# START OF SOURCE MATERIAL
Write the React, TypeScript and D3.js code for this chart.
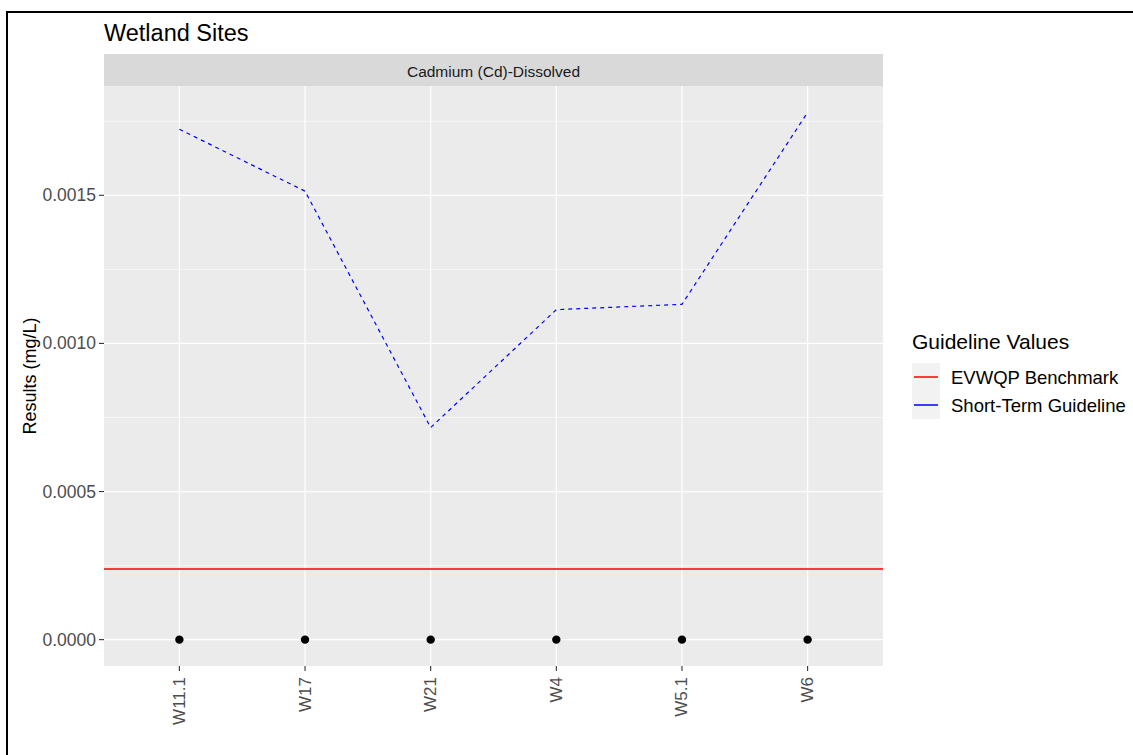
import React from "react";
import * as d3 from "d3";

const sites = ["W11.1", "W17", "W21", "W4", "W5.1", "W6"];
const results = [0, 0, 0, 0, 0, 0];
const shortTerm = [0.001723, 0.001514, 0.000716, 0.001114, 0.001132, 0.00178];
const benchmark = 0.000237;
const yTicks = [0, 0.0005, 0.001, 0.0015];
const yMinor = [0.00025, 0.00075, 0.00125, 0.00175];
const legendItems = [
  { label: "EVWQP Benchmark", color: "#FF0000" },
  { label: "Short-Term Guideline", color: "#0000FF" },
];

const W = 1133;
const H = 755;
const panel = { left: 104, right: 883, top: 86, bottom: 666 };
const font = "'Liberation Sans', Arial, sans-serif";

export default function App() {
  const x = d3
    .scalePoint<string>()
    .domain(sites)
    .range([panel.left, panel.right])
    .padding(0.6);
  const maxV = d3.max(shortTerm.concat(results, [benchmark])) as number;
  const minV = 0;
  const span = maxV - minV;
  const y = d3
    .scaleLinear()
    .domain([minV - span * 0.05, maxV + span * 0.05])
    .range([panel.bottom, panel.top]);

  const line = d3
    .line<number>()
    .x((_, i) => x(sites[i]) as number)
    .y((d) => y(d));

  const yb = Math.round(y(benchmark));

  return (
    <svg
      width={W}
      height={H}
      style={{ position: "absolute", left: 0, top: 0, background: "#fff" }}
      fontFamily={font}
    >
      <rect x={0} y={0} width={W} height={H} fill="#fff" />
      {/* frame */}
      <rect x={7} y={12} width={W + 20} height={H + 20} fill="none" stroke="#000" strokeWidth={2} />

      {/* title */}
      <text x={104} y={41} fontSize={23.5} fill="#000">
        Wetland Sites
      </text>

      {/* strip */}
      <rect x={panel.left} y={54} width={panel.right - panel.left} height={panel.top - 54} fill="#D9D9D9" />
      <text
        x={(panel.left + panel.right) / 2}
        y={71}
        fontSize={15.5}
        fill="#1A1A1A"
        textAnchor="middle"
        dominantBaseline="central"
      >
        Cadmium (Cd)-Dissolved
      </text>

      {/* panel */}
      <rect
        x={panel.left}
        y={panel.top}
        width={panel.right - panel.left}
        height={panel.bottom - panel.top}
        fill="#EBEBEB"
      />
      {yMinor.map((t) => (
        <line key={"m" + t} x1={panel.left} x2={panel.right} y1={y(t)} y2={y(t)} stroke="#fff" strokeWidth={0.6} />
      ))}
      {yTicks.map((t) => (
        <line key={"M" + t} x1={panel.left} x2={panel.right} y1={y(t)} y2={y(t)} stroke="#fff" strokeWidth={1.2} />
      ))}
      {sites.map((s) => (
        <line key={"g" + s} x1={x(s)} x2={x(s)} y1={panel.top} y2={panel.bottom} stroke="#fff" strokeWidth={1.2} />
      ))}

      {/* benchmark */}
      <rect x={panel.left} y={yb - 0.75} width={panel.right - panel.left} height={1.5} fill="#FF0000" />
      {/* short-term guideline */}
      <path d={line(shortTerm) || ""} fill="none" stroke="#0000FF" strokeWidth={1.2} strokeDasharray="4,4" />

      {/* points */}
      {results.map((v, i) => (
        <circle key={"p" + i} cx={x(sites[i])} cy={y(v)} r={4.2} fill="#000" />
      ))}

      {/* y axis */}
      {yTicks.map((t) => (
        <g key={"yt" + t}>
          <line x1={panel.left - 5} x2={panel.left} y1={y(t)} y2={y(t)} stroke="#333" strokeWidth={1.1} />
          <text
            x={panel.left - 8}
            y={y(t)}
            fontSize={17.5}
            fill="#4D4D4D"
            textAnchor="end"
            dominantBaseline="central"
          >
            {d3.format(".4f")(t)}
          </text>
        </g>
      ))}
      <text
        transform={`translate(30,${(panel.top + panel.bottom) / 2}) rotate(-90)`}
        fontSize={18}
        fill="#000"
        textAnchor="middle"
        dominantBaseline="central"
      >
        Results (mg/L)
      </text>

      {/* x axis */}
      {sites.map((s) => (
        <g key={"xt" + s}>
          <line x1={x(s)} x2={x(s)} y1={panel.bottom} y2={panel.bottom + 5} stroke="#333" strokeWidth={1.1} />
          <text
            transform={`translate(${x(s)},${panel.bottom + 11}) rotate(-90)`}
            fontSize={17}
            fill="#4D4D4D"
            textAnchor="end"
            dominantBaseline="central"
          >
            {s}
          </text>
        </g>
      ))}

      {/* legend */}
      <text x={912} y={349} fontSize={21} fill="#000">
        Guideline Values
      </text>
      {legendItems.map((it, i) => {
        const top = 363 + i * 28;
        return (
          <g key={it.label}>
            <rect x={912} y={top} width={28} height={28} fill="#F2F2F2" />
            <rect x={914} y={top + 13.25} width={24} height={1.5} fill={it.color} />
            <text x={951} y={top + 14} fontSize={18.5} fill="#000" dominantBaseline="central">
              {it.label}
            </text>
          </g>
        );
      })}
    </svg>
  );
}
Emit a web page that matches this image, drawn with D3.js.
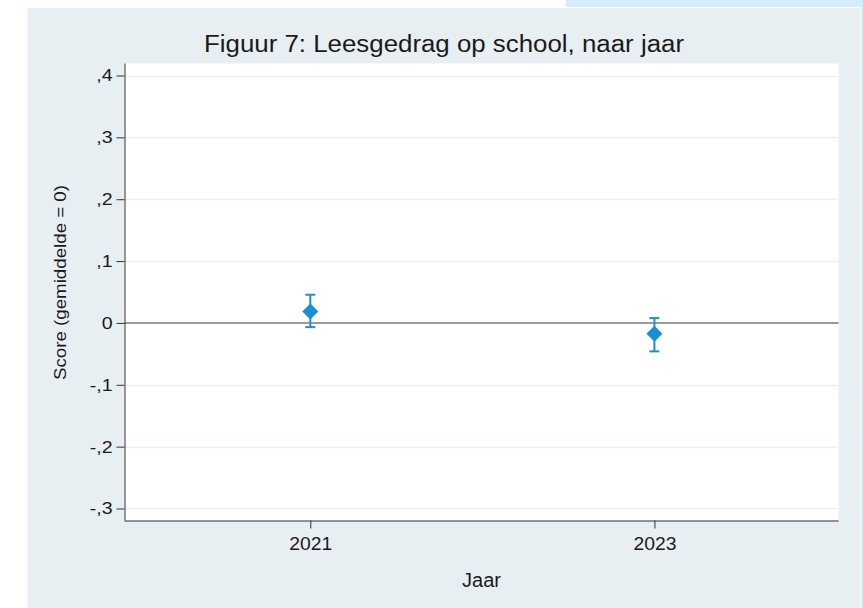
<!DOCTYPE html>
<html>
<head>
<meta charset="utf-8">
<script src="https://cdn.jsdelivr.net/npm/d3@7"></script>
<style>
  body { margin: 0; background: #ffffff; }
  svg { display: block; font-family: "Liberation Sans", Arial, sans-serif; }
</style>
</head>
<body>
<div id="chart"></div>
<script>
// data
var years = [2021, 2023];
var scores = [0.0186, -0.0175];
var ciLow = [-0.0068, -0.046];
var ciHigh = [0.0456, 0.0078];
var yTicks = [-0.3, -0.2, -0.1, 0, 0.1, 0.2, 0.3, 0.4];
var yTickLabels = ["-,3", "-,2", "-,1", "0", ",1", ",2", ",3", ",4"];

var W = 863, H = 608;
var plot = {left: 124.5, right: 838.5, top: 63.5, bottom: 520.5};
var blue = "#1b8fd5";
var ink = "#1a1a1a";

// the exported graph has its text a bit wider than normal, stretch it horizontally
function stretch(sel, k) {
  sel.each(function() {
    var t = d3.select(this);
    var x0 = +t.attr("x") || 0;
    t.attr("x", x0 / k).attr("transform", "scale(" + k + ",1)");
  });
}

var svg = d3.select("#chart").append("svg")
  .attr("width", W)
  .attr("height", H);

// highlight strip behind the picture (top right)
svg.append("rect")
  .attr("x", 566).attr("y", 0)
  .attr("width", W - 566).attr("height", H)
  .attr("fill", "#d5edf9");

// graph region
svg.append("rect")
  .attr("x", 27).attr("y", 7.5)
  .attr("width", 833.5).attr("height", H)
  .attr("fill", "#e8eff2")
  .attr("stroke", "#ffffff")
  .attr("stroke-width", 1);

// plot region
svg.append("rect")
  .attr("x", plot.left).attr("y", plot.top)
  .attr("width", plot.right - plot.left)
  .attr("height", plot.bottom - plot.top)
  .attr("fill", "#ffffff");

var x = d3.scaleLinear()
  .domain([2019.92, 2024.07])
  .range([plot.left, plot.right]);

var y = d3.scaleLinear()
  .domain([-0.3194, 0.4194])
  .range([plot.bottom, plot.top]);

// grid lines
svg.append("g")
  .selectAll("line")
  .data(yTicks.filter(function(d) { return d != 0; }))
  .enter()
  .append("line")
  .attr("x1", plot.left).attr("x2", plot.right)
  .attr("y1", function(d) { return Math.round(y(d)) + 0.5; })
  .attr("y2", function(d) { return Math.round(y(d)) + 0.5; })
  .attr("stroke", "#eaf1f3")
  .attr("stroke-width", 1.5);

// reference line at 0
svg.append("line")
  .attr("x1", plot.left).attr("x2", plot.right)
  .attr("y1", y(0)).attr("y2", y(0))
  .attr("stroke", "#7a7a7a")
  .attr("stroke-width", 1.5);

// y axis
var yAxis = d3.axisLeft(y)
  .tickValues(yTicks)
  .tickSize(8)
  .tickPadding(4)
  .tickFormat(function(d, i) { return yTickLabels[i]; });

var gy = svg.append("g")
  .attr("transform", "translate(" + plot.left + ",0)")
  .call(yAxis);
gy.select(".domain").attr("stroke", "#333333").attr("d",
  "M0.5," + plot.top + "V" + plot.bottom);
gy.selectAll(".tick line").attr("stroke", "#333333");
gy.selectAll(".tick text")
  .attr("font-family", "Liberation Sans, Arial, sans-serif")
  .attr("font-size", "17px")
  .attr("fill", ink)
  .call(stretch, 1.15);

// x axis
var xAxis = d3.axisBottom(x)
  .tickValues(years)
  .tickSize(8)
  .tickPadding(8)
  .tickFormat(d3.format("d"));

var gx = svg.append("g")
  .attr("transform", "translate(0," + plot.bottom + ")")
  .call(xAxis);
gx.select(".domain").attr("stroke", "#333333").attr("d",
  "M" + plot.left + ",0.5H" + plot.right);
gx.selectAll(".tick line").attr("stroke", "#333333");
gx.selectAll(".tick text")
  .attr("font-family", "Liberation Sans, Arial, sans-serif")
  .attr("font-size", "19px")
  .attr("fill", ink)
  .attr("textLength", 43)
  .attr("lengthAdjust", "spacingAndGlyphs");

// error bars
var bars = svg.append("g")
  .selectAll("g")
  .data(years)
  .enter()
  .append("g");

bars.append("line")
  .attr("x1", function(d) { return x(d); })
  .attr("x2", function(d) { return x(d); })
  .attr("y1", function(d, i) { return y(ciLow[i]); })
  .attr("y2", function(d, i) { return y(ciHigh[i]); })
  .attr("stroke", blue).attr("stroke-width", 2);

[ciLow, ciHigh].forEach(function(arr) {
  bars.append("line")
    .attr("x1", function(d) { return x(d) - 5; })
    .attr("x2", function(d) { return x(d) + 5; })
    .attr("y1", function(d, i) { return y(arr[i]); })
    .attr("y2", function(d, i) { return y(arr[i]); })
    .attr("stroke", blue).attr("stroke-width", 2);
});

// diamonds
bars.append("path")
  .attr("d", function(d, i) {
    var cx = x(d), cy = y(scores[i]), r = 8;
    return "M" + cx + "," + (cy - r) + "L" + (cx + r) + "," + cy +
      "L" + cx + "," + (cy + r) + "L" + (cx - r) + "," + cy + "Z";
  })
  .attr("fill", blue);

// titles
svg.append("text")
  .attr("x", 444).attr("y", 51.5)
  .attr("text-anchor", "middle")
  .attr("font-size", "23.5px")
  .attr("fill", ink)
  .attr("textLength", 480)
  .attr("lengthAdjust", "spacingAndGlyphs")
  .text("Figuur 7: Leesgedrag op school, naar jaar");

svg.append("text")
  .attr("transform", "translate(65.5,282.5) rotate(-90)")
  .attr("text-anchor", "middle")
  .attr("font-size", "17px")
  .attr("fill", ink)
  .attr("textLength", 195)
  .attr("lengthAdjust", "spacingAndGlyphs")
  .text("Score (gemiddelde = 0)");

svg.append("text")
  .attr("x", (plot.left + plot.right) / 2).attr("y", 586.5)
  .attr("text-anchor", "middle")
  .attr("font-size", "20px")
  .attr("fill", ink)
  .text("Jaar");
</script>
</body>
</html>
# END OF SOURCE MATERIAL
### PROBLEM TO SOLVE
Show every line from the listing above in which the string "this" appears.

### RIGHT ANSWER
Write the React, TypeScript and D3.js code for this chart.
Emit a web page that matches this image, drawn with D3.js.
    var t = d3.select(this);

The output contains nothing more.